A.2 Least squares and maximum likelihood estimation
Least squares had a prominent role in linear models. In certain sense, this is strange. After all, it is a purely geometrical argument for fitting a plane to a cloud of points and therefore it seems to do not rely on any statistical grounds for estimating the unknown parameters \boldsymbol{\beta}.
However, as we will see, least squares estimation is equivalent to maximum likelihood estimation under the assumptions of the model seen in Section 2.3.242 So maximum likelihood estimation, the most well-known statistical estimation method, is behind least squares if the assumptions of the model hold.
First, recall that given the sample \{(\mathbf{X}_i,Y_i)\}_{i=1}^n, due to the assumptions introduced in Section 2.3, we have that:
\begin{align*} Y_i|(X_{i1}=x_{i1},\ldots,X_{ip}=x_{ip})\sim \mathcal{N}(\beta_0+\beta_1x_{i1}+\cdots+\beta_px_{ip},\sigma^2), \end{align*}
with Y_1,\ldots,Y_n being independent conditionally on the sample of predictors. Equivalently stated in a compact matrix way (recall the notation behind (2.6)):
\begin{align*} \mathbf{Y}|\mathbf{X}\sim\mathcal{N}_n(\mathbf{X}\boldsymbol{\beta},\sigma^2\mathbf{I}). \end{align*}
From these two equations we can obtain the log-likelihood function of Y_1,\ldots,Y_n conditionally243 on \mathbf{X}_1,\ldots,\mathbf{X}_n as
\begin{align} \ell(\boldsymbol{\beta})=\log\left(\phi(\mathbf{Y};\mathbf{X}\boldsymbol{\beta},\sigma^2\mathbf{I})\right)=\sum_{i=1}^n\log\left(\phi(Y_i;(\mathbf{X}\boldsymbol{\beta})_i,\sigma)\right).\tag{A.3} \end{align} Maximization of (A.3) with respect to \boldsymbol{\beta} gives the maximum likelihood estimator \hat{\boldsymbol{\beta}}_\mathrm{ML}.

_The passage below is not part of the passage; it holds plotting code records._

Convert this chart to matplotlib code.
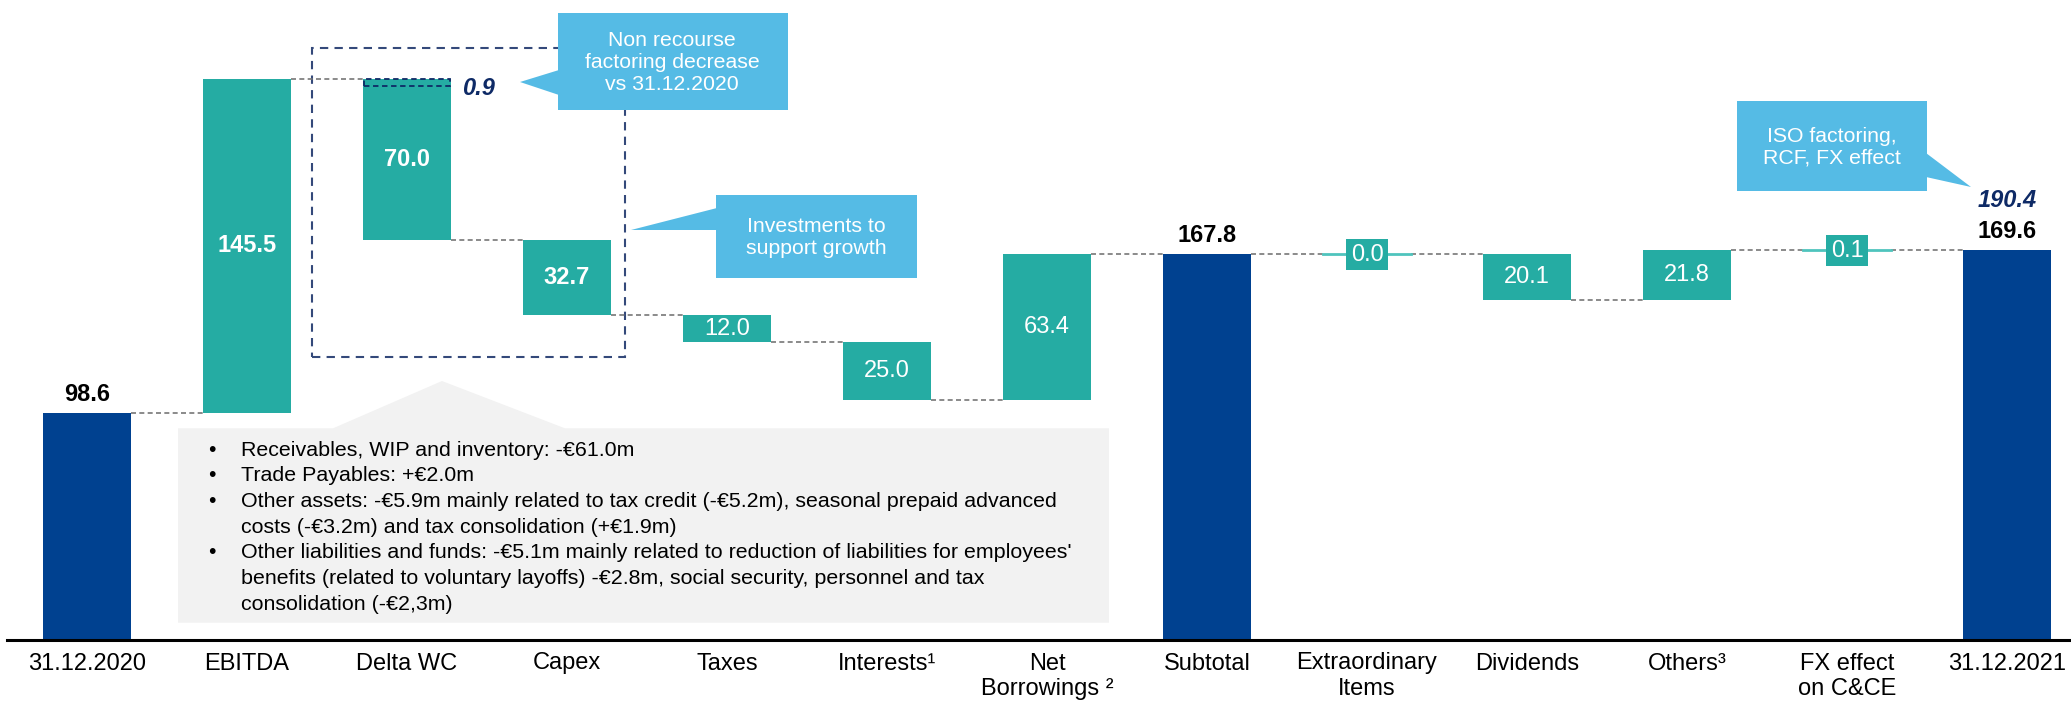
import matplotlib
matplotlib.use("Agg")
import matplotlib.pyplot as plt
from matplotlib.patches import Rectangle, Polygon
import numpy as np

plt.rcParams['font.family'] = ['Liberation Sans', 'DejaVu Sans']

# data (EUR m)
categories = ['31.12.2020', 'EBITDA', 'Delta WC', 'Capex', 'Taxes', 'Interests¹',
              'Net\nBorrowings ²', 'Subtotal', 'Extraordinary\nItems', 'Dividends',
              'Others³', 'FX effect\non C&CE', '31.12.2021']
changes = [98.6, 145.5, -70.0, -32.7, -12.0, -25.0, 63.4, 0, 0.0, -20.1, 21.8, 0.1, 0]
is_total = [True, False, False, False, False, False, False, True, False, False, False, False, True]
bold_label = [True, True, True, True, False, False, False, True, False, False, False, False, True]
factoring = 0.9        # non recourse factoring decrease inside Delta WC
adjusted_final = 190.4

teal = '#25ACA3'
navy = '#004190'
callout_blue = '#55BBE5'
dark_navy = '#0E2A66'
W, H = 2071, 704

# running levels
bottoms, heights, levels = [], [], []
level = 0.0
for c, t in zip(changes, is_total):
    if t:
        if level == 0:
            level = c
        bottoms.append(0)
        heights.append(level)
    else:
        bottoms.append(min(level, level + c))
        heights.append(abs(c))
        level = level + c
    levels.append(level)

fig = plt.figure(figsize=(W / 100, H / 100), dpi=100)
ax = fig.add_axes([0, 64 / H, 1, 1 - 64 / H])
ax.set_xlim(-0.544, 12.40)
ax.set_ylim(0, 640 / 2.3)
ax.set_zorder(2)
ax.patch.set_alpha(0)

x = np.arange(len(categories))
bw = 0.553
colors = [navy if t else teal for t in is_total]
ax.bar(x, heights, bottom=bottoms, width=bw, color=colors, zorder=3)

# connectors
for i in range(len(x) - 1):
    ax.plot([x[i] + bw / 2, x[i + 1] - bw / 2], [levels[i], levels[i]],
            color='#777777', ls=(0, (3, 2)), lw=1.2, zorder=2)

# labels
for i in range(len(x)):
    wt = 'bold' if bold_label[i] else 'normal'
    if is_total[i]:
        ax.annotate(f'{heights[i]:.1f}', (x[i], heights[i]), xytext=(0, 5),
                    textcoords='offset points', ha='center', va='bottom',
                    fontsize=17, fontweight=wt, color='black', zorder=5)
    elif heights[i] < 1:
        ax.plot([x[i] - bw / 2, x[i] + bw / 2], [levels[i], levels[i]],
                color='#4FC4BD', lw=2, zorder=4)
        ax.text(x[i], levels[i] - 0.3, f'{heights[i]:.1f}', ha='center', va='center',
                fontsize=17, color='white', zorder=5,
                bbox=dict(boxstyle='square,pad=0.2', fc=teal, ec='none'))
    else:
        ax.text(x[i], bottoms[i] + heights[i] / 2, f'{heights[i]:.1f}', ha='center',
                va='center', fontsize=17, fontweight=wt, color='white', zorder=5)

# factoring detail on Delta WC
top_wc = bottoms[2] + heights[2]
ax.add_patch(Rectangle((x[2] - bw / 2 + 0.005, top_wc - 3.4), bw - 0.01, 3.4, fill=False,
                       ec=dark_navy, ls=(0, (3, 2)), lw=1.3, zorder=4))
ax.annotate(f'{factoring}', (x[2] + bw / 2, top_wc - 1.7), xytext=(8, -4),
            textcoords='offset points', ha='left', va='center', fontsize=17,
            fontweight='bold', style='italic', color=dark_navy, zorder=5)
ax.annotate(f'{adjusted_final}', (x[-1], heights[-1]), xytext=(0, 27),
            textcoords='offset points', ha='center', va='bottom', fontsize=17,
            fontweight='bold', style='italic', color=dark_navy, zorder=5)

# axis
for s in ['top', 'right', 'left', 'bottom']:
    ax.spines[s].set_visible(False)
ax.plot([7 / 160 - 0.544, 12.40], [0, 0], color='black', lw=2.2, zorder=6, clip_on=False)
ax.set_yticks([])
ax.set_xticks(x)
ax.set_xticklabels(categories, fontsize=17)
ax.tick_params(axis='x', length=0, pad=9)


def fp(px, py):
    return (px / W, 1 - py / H)


# grey comment box for Delta WC
fig.patches.append(Polygon([fp(178, 428.3), fp(333, 428.3), fp(442, 381), fp(565, 428.3),
                            fp(1109, 428.3), fp(1109, 622.7), fp(178, 622.7)],
                           closed=True, transform=fig.transFigure, fc='#F2F2F2', ec='none', zorder=0))
bullets = [
    ['Receivables, WIP and inventory: -€61.0m'],
    ['Trade Payables: +€2.0m'],
    ['Other assets: -€5.9m mainly related to tax credit (-€5.2m), seasonal prepaid advanced',
     'costs (-€3.2m) and tax consolidation (+€1.9m)'],
    ["Other liabilities and funds: -€5.1m mainly related to reduction of liabilities for employees'",
     'benefits (related to voluntary layoffs) -€2.8m, social security, personnel and tax',
     'consolidation (-€2,3m)'],
]
yy = 450
for b in bullets:
    fig.text(*fp(208, yy), '•', fontsize=15.4, ha='left', va='center', zorder=7)
    for line in b:
        fig.text(*fp(240.6, yy), line, fontsize=15.4, ha='left', va='center', zorder=7)
        yy += 25.7

# dashed frame around Delta WC / Capex
fig.patches.append(Rectangle(fp(311.6, 356.7), (625 - 311.6) / W, (356.7 - 47.7) / H,
                             transform=fig.transFigure, fill=False, ec='#34497A',
                             ls=(0, (4, 3)), lw=1.5, zorder=1))
ax_overlay = fig.add_axes([0, 0, 1, 1])
ax_overlay.set_xlim(0, W)
ax_overlay.set_ylim(H, 0)
ax_overlay.axis('off')
ax_overlay.set_zorder(3)


def callout(box, tip, base, text, cx, cy):
    x0, x1, y0, y1 = box
    ax_overlay.add_patch(Rectangle((x0, y0), x1 - x0, y1 - y0, fc=callout_blue, ec='none'))
    ax_overlay.add_patch(Polygon([base[0], tip, base[1]], closed=True, fc=callout_blue, ec='none'))
    ax_overlay.text(cx, cy, text, ha='center', va='center', fontsize=15.3, color='white',
                    linespacing=1.2)


callout((558, 787.5, 13.3, 110), (520, 82), [(559, 70), (559, 95)],
        'Non recourse\nfactoring decrease\nvs 31.12.2020', 672, 62)
callout((716, 917, 195, 278), (631, 230), [(717, 208), (717, 230)],
        'Investments to\nsupport growth', 816.5, 237.5)
callout((1736.6, 1927, 101, 191), (1971, 187), [(1926, 153), (1926, 177)],
        'ISO factoring,\nRCF, FX effect', 1832, 147)

fig.savefig('out.png', dpi=100)
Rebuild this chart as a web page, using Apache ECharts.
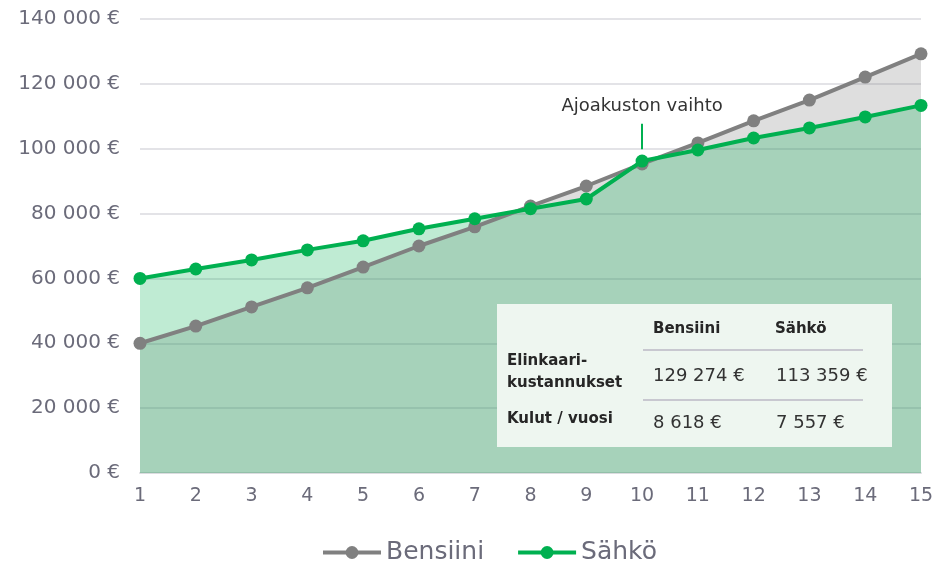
<!DOCTYPE html>
<html>
<head>
<meta charset="utf-8">
<script src="https://cdn.jsdelivr.net/npm/echarts@6/dist/echarts.min.js"></script>
<style>
  html, body { margin: 0; padding: 0; background: #fff; }
  #main { width: 937px; height: 564px; }
</style>
</head>
<body>
<div id="main"></div>
<script>
// years of ownership
var years = ['1', '2', '3', '4', '5', '6', '7', '8', '9', '10', '11', '12', '13', '14', '15'];
// cumulative cost, petrol car
var bensiini = [40000, 45300, 51200, 57100, 63500, 70000, 75900, 82300, 88500, 95300, 101800, 108600, 115000, 122100, 129274];
// cumulative cost, electric car
var sahko = [60000, 62900, 65700, 68800, 71600, 75300, 78400, 81500, 84500, 96200, 99600, 103300, 106400, 109800, 113359];
var yTicks = [0, 20000, 40000, 60000, 80000, 100000, 120000, 140000];
// summary table
var tableHead = ['Bensiini', 'Sähkö'];
var tableLife = ['129 274 €', '113 359 €'];
var tableYear = ['8 618 €', '7 557 €'];

var FONT = '"DejaVu Sans", Verdana, sans-serif';
var GREEN = '#00b050';
var GREY = '#808080';

function euro(v) {
    return String(v).replace(/\B(?=(\d{3})+(?!\d))/g, ' ') + ' €';
}

// table elements, all above the series
function cell(x, y, text, bold) {
    return {
        type: 'text', x: x, y: y, z: 101,
        style: {
            text: text,
            font: bold ? 'bold 15px ' + FONT : '18px ' + FONT,
            fill: bold ? '#262626' : '#333',
            verticalAlign: 'middle'
        }
    };
}
function rule(y) {
    return { type: 'line', z: 101, shape: { x1: 146, y1: y, x2: 366, y2: y }, style: { stroke: '#c8c8d0', lineWidth: 2 } };
}

var chart = echarts.init(document.getElementById('main'));

var option = {
    animation: false,
    backgroundColor: '#fff',
    grid: { left: 140, right: 16, top: 19, bottom: 91 },
    legend: {
        data: ['Bensiini', 'Sähkö'],
        bottom: -6,
        left: 316,
        itemWidth: 58,
        itemHeight: 16,
        itemGap: 32,
        lineStyle: { width: 4 },
        textStyle: { color: '#6b6b7a', fontSize: 25, fontFamily: FONT, padding: [0, 0, 0, 0] }
    },
    xAxis: {
        type: 'category',
        data: years,
        boundaryGap: false,
        axisLine: { lineStyle: { color: '#dcdce0', width: 2 } },
        axisTick: { show: false },
        axisLabel: { color: '#6b6b7a', fontSize: 19, fontFamily: FONT, margin: 14 }
    },
    yAxis: {
        type: 'value',
        min: yTicks[0],
        max: yTicks[yTicks.length - 1],
        interval: 20000,
        axisLine: { show: false },
        axisTick: { show: false },
        splitLine: { lineStyle: { color: '#dadadf', width: 1.5 } },
        axisLabel: { color: '#6b6b7a', fontSize: 20, fontFamily: FONT, margin: 20, formatter: euro }
    },
    series: [
        /* fills first, lines drawn on top */
        {
            name: 'bensiini-area',
            type: 'line',
            data: bensiini,
            symbol: 'none',
            lineStyle: { width: 0 },
            areaStyle: { color: 'rgba(128,128,128,0.26)', opacity: 1 },
            z: 1
        },
        {
            name: 'sahko-area',
            type: 'line',
            data: sahko,
            symbol: 'none',
            lineStyle: { width: 0 },
            areaStyle: { color: 'rgba(0,176,80,0.25)', opacity: 1 },
            z: 1
        },
        {
            name: 'Bensiini',
            type: 'line',
            data: bensiini,
            color: GREY,
            symbol: 'circle',
            symbolSize: 13,
            lineStyle: { width: 4, color: GREY },
            itemStyle: { color: GREY },
            z: 3
        },
        {
            name: 'Sähkö',
            type: 'line',
            data: sahko,
            color: GREEN,
            symbol: 'circle',
            symbolSize: 13,
            lineStyle: { width: 4, color: GREEN },
            itemStyle: { color: GREEN },
            z: 4,
            markLine: {
                silent: true,
                symbol: 'none',
                lineStyle: { color: GREEN, width: 2, type: 'solid' },
                label: {
                    show: true,
                    position: 'end',
                    formatter: 'Ajoakuston vaihto',
                    color: '#333',
                    fontSize: 18,
                    fontFamily: FONT,
                    distance: 8
                },
                data: [[{ coord: ['10', 99800] }, { coord: ['10', 107700] }]]
            }
        }
    ],
    graphic: [
        {
            type: 'group',
            left: 497,
            top: 304,
            z: 100,
            children: [
                { type: 'rect', z: 100, shape: { x: 0, y: 0, width: 395, height: 143 }, style: { fill: '#eef6f0' } },
                cell(156, 25, tableHead[0], true),
                cell(278, 25, tableHead[1], true),
                rule(46),
                cell(10, 57, 'Elinkaari-', true),
                cell(10, 79, 'kustannukset', true),
                cell(156, 72, tableLife[0], false),
                cell(279, 72, tableLife[1], false),
                rule(96),
                cell(10, 115, 'Kulut / vuosi', true),
                cell(156, 119, tableYear[0], false),
                cell(279, 119, tableYear[1], false)
            ]
        }
    ]
};

chart.setOption(option);
</script>
</body>
</html>
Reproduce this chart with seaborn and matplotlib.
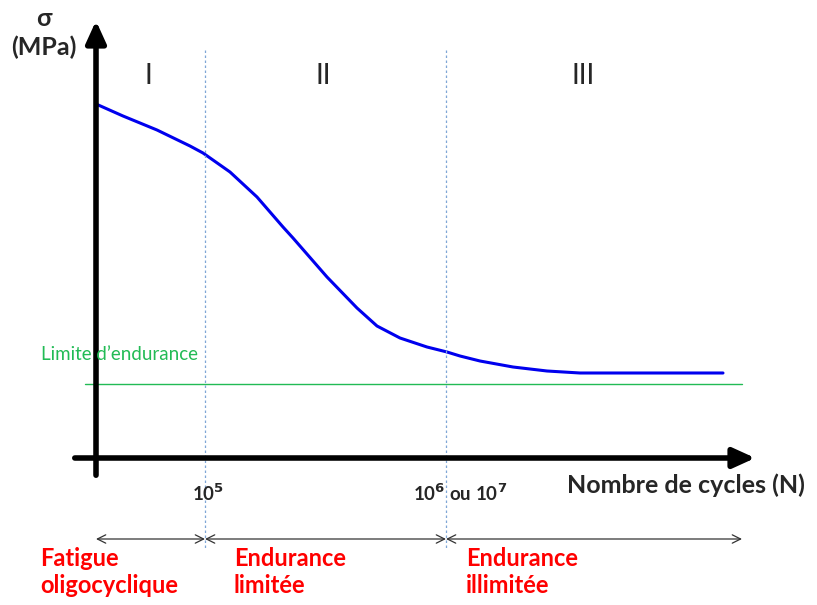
import numpy as np
import pandas as pd
import matplotlib
matplotlib.use("Agg")
import matplotlib.pyplot as plt
import seaborn as sns

# schematic S-N (Wöhler) curve, coordinates in drawing units (x right, y down)
curve_x = [96, 123, 157, 190, 203, 230, 257, 283, 293, 327, 357, 377, 400, 427, 447, 460, 480, 513, 547, 580, 630, 680, 723]
curve_y = [104, 116, 130, 146, 153, 172, 197, 227, 238, 277, 308, 326, 338, 347, 352, 356, 361, 367, 371, 373, 373, 373, 373]

region_x = [205, 446]
region_labels = ["I", "II", "III"]
region_label_x = [148, 323, 583]
endurance_limit_y = 384

domain_labels = ["Fatigue\noligocyclique", "Endurance\nlimitée", "Endurance\nillimitée"]
domain_x = [40, 234, 466]
domain_bounds = [96, 205, 446, 742]


def main():
    sns.set_theme(style="white")
    plt.rcParams["font.family"] = ["Lato", "DejaVu Sans"]

    fig = plt.figure(figsize=(8.17, 6.05), dpi=100)
    ax = fig.add_axes([0, 0, 1, 1])
    ax.set_xlim(0, 817)
    ax.set_ylim(605, 0)
    ax.axis("off")

    df = pd.DataFrame({"N": curve_x, "sigma": curve_y})
    sns.lineplot(data=df, x="N", y="sigma", ax=ax, color="#0000ee", lw=2.2)

    # axes arrows
    ax.annotate("", xy=(96, 18), xytext=(96, 478),
                arrowprops=dict(arrowstyle="-|>,head_length=1.1,head_width=0.5", lw=4, color="black"))
    ax.annotate("", xy=(758, 458), xytext=(72, 458),
                arrowprops=dict(arrowstyle="-|>,head_length=1.1,head_width=0.5", lw=4, color="black"))

    # region separators
    for x in region_x:
        ax.plot([x, x], [50, 548], ls=(0, (2, 2)), lw=0.9, color="#7fa6d6")
    for lab, x in zip(region_labels, region_label_x):
        ax.text(x, 76, lab, ha="center", va="center", fontsize=20)

    # endurance limit
    ax.plot([85, 742], [endurance_limit_y, endurance_limit_y], color="#22bb55", lw=1)
    ax.text(41, 355, "Limite d\u2019endurance", color="#22bb55", fontsize=13.5,
            ha="left", va="center")

    ax.text(44, 19, "σ", fontsize=18, fontweight="bold", ha="center", va="center")
    ax.text(44, 47, "(MPa)", fontsize=18, fontweight="bold", ha="center", va="center")

    ax.text(192, 493, r"10$^{\mathbf{5}}$", fontsize=13.5, fontweight="bold", ha="left", va="center")
    ax.text(413, 493, r"10$^{\mathbf{6}}$ ou 10$^{\mathbf{7}}$", fontsize=13.5, fontweight="bold",
            ha="left", va="center")
    ax.text(567, 485, "Nombre de cycles (N)", fontsize=18, fontweight="bold",
            ha="left", va="center")

    # domains
    for a, b in zip(domain_bounds[:-1], domain_bounds[1:]):
        ax.annotate("", xy=(b, 539), xytext=(a, 539),
                    arrowprops=dict(arrowstyle="<->,head_length=0.5,head_width=0.25", lw=0.9,
                                    color="#333333", shrinkA=0, shrinkB=0))
    for lab, x in zip(domain_labels, domain_x):
        ax.text(x, 572, lab, color="red", fontsize=17, fontweight="bold",
                ha="left", va="center", linespacing=1.25)

    fig.savefig("out.png", dpi=100)
    plt.close(fig)


if __name__ == "__main__":
    main()
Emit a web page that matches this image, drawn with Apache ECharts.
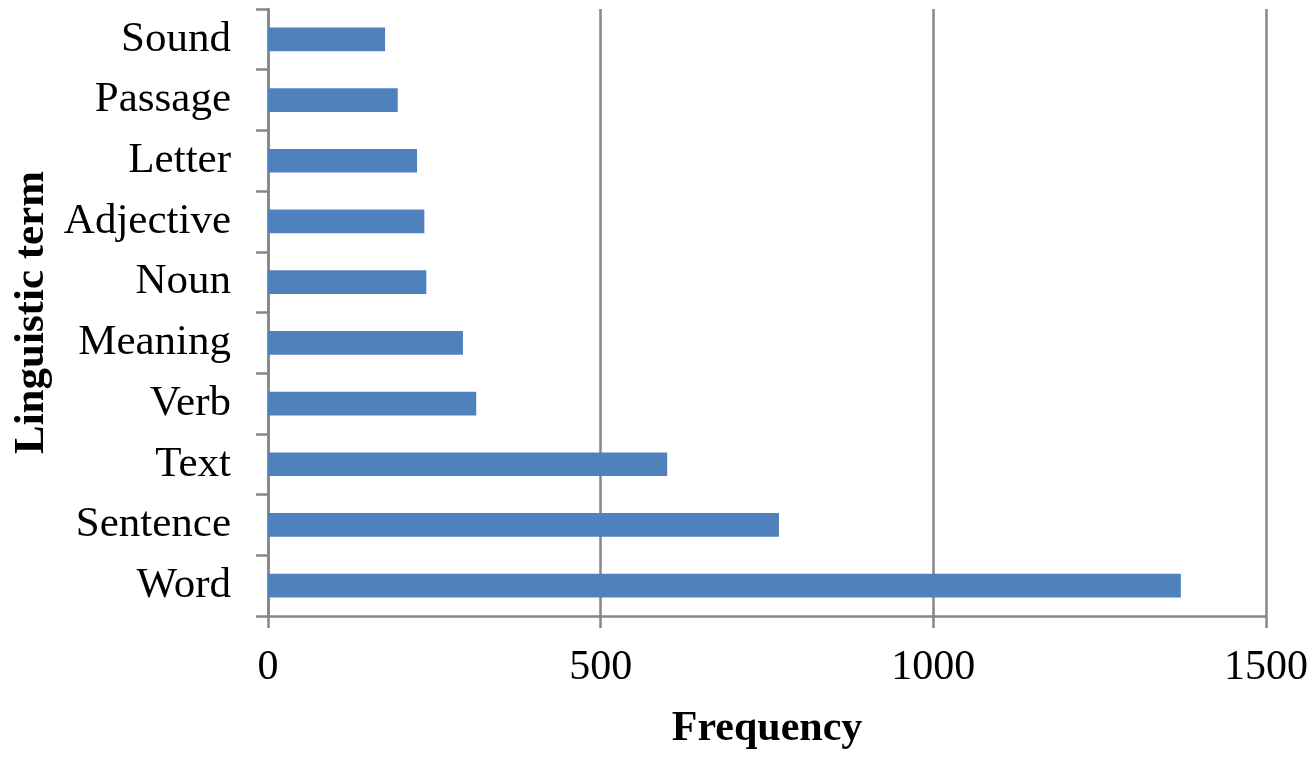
<!DOCTYPE html>
<html>
<head>
<meta charset="utf-8">
<script src="https://cdn.jsdelivr.net/npm/echarts@6/dist/echarts.min.js"></script>
<style>
html,body{margin:0;padding:0;background:#fff;}
#chart{width:1315px;height:758px;}
</style>
</head>
<body>
<div id="chart"></div>
<script>
var categories = ['Sound','Passage','Letter','Adjective','Noun','Meaning','Verb','Text','Sentence','Word'];
var frequency = [176, 195, 224, 235, 238, 293, 313, 600, 768, 1372];
var xTicks = [0, 500, 1000, 1500];

var FONT = '"Liberation Serif", "Times New Roman", serif';
var GRAY = '#868686';
var chart = echarts.init(document.getElementById('chart'), null, {renderer: 'canvas'});
chart.setOption({
  animation: false,
  backgroundColor: '#ffffff',
  grid: {left: 268, right: 49, top: 9, bottom: 142, containLabel: false},
  xAxis: {
    type: 'value',
    min: xTicks[0],
    max: xTicks[xTicks.length - 1],
    interval: xTicks[1] - xTicks[0],
    name: 'Frequency',
    nameLocation: 'middle',
    nameGap: 92,
    nameTextStyle: {fontFamily: FONT, fontSize: 42, fontWeight: 'bold', color: '#000'},
    axisLine: {show: true, lineStyle: {color: GRAY, width: 2.5}},
    axisTick: {show: true, length: 12, lineStyle: {color: GRAY, width: 2.5}},
    axisLabel: {fontFamily: FONT, fontSize: 42, color: '#000', margin: 31,
      formatter: function (v) { return String(v); }},
    splitLine: {show: true, lineStyle: {color: GRAY, width: 2.5}}
  },
  yAxis: {
    type: 'category',
    data: categories,
    inverse: true,
    name: 'Linguistic term',
    nameLocation: 'middle',
    nameGap: 215,
    nameRotate: 90,
    nameTextStyle: {fontFamily: FONT, fontSize: 43, fontWeight: 'bold', color: '#000'},
    axisLine: {show: true, lineStyle: {color: GRAY, width: 2.5}},
    axisTick: {show: true, length: 12, lineStyle: {color: GRAY, width: 2.5}},
    axisLabel: {fontFamily: FONT, fontSize: 43, color: '#000', margin: 37},
    splitLine: {show: false}
  },
  series: [{
    type: 'bar',
    data: frequency,
    barCategoryGap: '61%',
    itemStyle: {color: '#4F81BD'}
  }]
});
</script>
</body>
</html>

Now we are ready to show the next result.
Theorem A.1 Under the assumptions i–iv in Section 2.3, the maximum likelihood estimate of \boldsymbol{\beta} is the least squares estimate (2.7):
\begin{align*} \hat{\boldsymbol{\beta}}_\mathrm{ML}=\arg\max_{\boldsymbol{\beta}\in\mathbb{R}^{p+1}}\ell(\boldsymbol{\beta})=(\mathbf{X}'\mathbf{X})^{-1}\mathbf{X}\mathbf{Y}. \end{align*}
Proof. Expanding the first equality at (A.3) gives244
\begin{align*} \ell(\boldsymbol{\beta})=-\log\left((2\pi)^{n/2}\sigma^n\right)-\frac{1}{2\sigma^2}(\mathbf{Y}-\mathbf{X}\boldsymbol{\beta})'(\mathbf{Y}-\mathbf{X}\boldsymbol{\beta}). \end{align*}
In order to differentiate with respect to \boldsymbol{\beta}, we use that, for two vector-valued functions f and g:
\begin{align*} \frac{\partial \mathbf{A}\mathbf{x}}{\partial \mathbf{x}}=\mathbf{A}\text{ and } \frac{\partial f(\mathbf{x})'g(\mathbf{x})}{\partial \mathbf{x}}=f(\mathbf{x})'\frac{\partial g(\mathbf{x})}{\partial \mathbf{x}}+g(\mathbf{x})'\frac{\partial f(\mathbf{x})}{\partial \mathbf{x}}. \end{align*}
Then, differentiating with respect to \boldsymbol{\beta} and equating to zero gives
\begin{align*} \frac{1}{\sigma^2}(\mathbf{Y}-\mathbf{X}\boldsymbol{\beta})'\mathbf{X}=\frac{1}{\sigma^2}(\mathbf{Y}'\mathbf{X}-\boldsymbol{\beta}'\mathbf{X}'\mathbf{X})=0. \end{align*}
This means that optimizing \ell does not require knowledge on \sigma^2! This is a very convenient fact that allows to solve the above equation, yielding
\begin{align*} \hat{\boldsymbol{\beta}}=(\mathbf{X}'\mathbf{X})^{-1}\mathbf{X}\mathbf{Y}. \end{align*}
A final comment on the benefits of relying on maximum likelihood estimation follows.
Maximum likelihood estimation is asymptotically optimal when estimating the unknown parameters of a model. This is a very appealing property that means that, when the sample size n is large, it is guaranteed to perform better than any other estimation method, where better is understood in terms of the mean squared error.